===== Exercise data =====
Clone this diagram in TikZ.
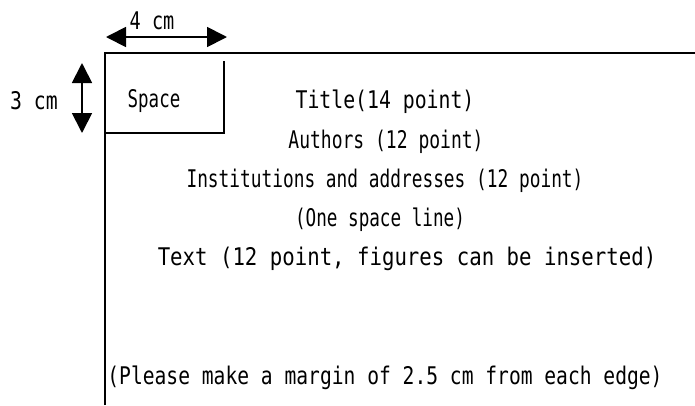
\documentclass[tikz,border=0pt]{standalone}
\usepackage{fontspec}
\setmainfont{DejaVu Sans Mono}
\usetikzlibrary{arrows.meta}
\newcommand{\tallt}[2]{\scalebox{#1}[1.35]{#2}}
\begin{document}
\begin{tikzpicture}[x=1pt,y=-1pt,
  lbl/.style={inner sep=0pt,font=\fontsize{18}{20}\selectfont},
  frame/.style={line width=1.4pt},
  dimarrow/.style={line width=1.8pt,{Triangle[length=20pt,width=20pt]}-{Triangle[length=20pt,width=20pt]}}]
\useasboundingbox (0,0) rectangle (695,405);
% page frame
\coordinate (ptl) at (105,53);
\coordinate (ptr) at (695,53);
\coordinate (pbl) at (105,405);
\draw[frame] (pbl) -- (ptl) -- (ptr);
% space box
\coordinate (sbr) at (224,133);
\coordinate (sbt) at (224,61);
\coordinate (sbl) at (105,133);
\draw[frame] (sbt) -- (sbr) -- (sbl);
% dimension arrows
\coordinate (hA) at (106,37);
\coordinate (hB) at (227,37);
\draw[dimarrow] (hA) -- (hB);
\coordinate (vA) at (82,63);
\coordinate (vB) at (82,133);
\draw[dimarrow] (vA) -- (vB);
% labels
\node[lbl] (w) at (152,21) {\tallt{1.03}{4 cm}};
\node[lbl] (h) at (34,101) {\tallt{1.1}{3 cm}};
\node[lbl] (sp) at (154,101) {\tallt{0.97}{Space}};
\node[lbl] (title) at (385,102) {\tallt{1.1}{Title(14 point)}};
\node[lbl] (auth) at (386,142) {\tallt{1.0}{Authors (12 point)}};
\node[lbl] (inst) at (385,181) {\tallt{0.99}{Institutions and addresses (12 point)}};
\node[lbl] (one) at (380,220) {\tallt{0.98}{(One space line)}};
\node[lbl] (txt) at (407,259) {\tallt{1.15}{Text (12 point, figures can be inserted)}};
\node[lbl] (marg) at (385,378) {\tallt{1.09}{(Please make a margin of 2.5 cm from each edge)}};
\end{tikzpicture}
\end{document}
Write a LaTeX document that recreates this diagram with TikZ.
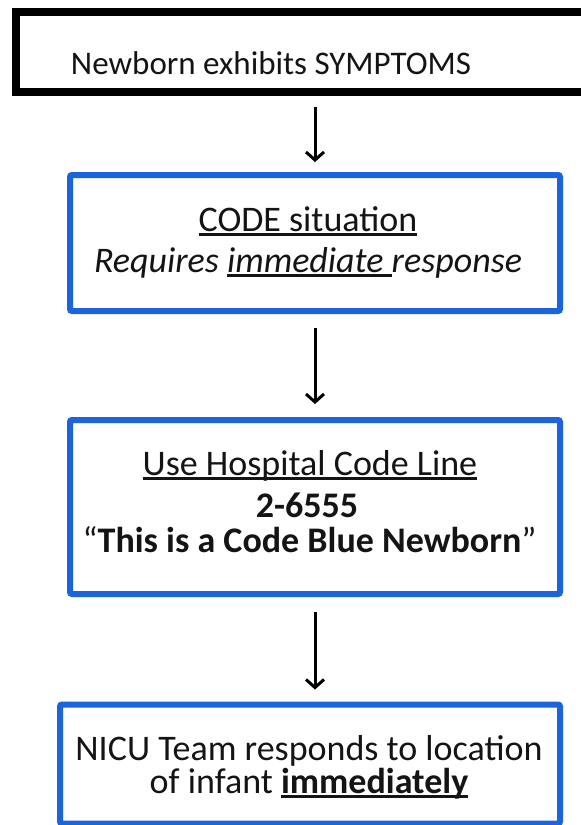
=====
■ Stated exercise ■
Take the records above and transcribe them exactly, dropping every picture.

■ Task output ■
Clone this diagram in TikZ.
\documentclass[tikz,border=0pt]{standalone}
\usepackage{fontspec}
\setmainfont{DejaVu Sans Mono}
\usetikzlibrary{arrows.meta}
\newcommand{\tallt}[2]{\scalebox{#1}[1.35]{#2}}
\begin{document}
\begin{tikzpicture}[x=1pt,y=-1pt,
  lbl/.style={inner sep=0pt,font=\fontsize{18}{20}\selectfont},
  frame/.style={line width=1.4pt},
  dimarrow/.style={line width=1.8pt,{Triangle[length=20pt,width=20pt]}-{Triangle[length=20pt,width=20pt]}}]
\useasboundingbox (0,0) rectangle (695,405);
% page frame
\coordinate (ptl) at (105,53);
\coordinate (ptr) at (695,53);
\coordinate (pbl) at (105,405);
\draw[frame] (pbl) -- (ptl) -- (ptr);
% space box
\coordinate (sbr) at (224,133);
\coordinate (sbt) at (224,61);
\coordinate (sbl) at (105,133);
\draw[frame] (sbt) -- (sbr) -- (sbl);
% dimension arrows
\coordinate (hA) at (106,37);
\coordinate (hB) at (227,37);
\draw[dimarrow] (hA) -- (hB);
\coordinate (vA) at (82,63);
\coordinate (vB) at (82,133);
\draw[dimarrow] (vA) -- (vB);
% labels
\node[lbl] (w) at (152,21) {\tallt{1.03}{4 cm}};
\node[lbl] (h) at (34,101) {\tallt{1.1}{3 cm}};
\node[lbl] (sp) at (154,101) {\tallt{0.97}{Space}};
\node[lbl] (title) at (385,102) {\tallt{1.1}{Title(14 point)}};
\node[lbl] (auth) at (386,142) {\tallt{1.0}{Authors (12 point)}};
\node[lbl] (inst) at (385,181) {\tallt{0.99}{Institutions and addresses (12 point)}};
\node[lbl] (one) at (380,220) {\tallt{0.98}{(One space line)}};
\node[lbl] (txt) at (407,259) {\tallt{1.15}{Text (12 point, figures can be inserted)}};
\node[lbl] (marg) at (385,378) {\tallt{1.09}{(Please make a margin of 2.5 cm from each edge)}};
\end{tikzpicture}
\end{document}
Write a LaTeX document that recreates this diagram with TikZ.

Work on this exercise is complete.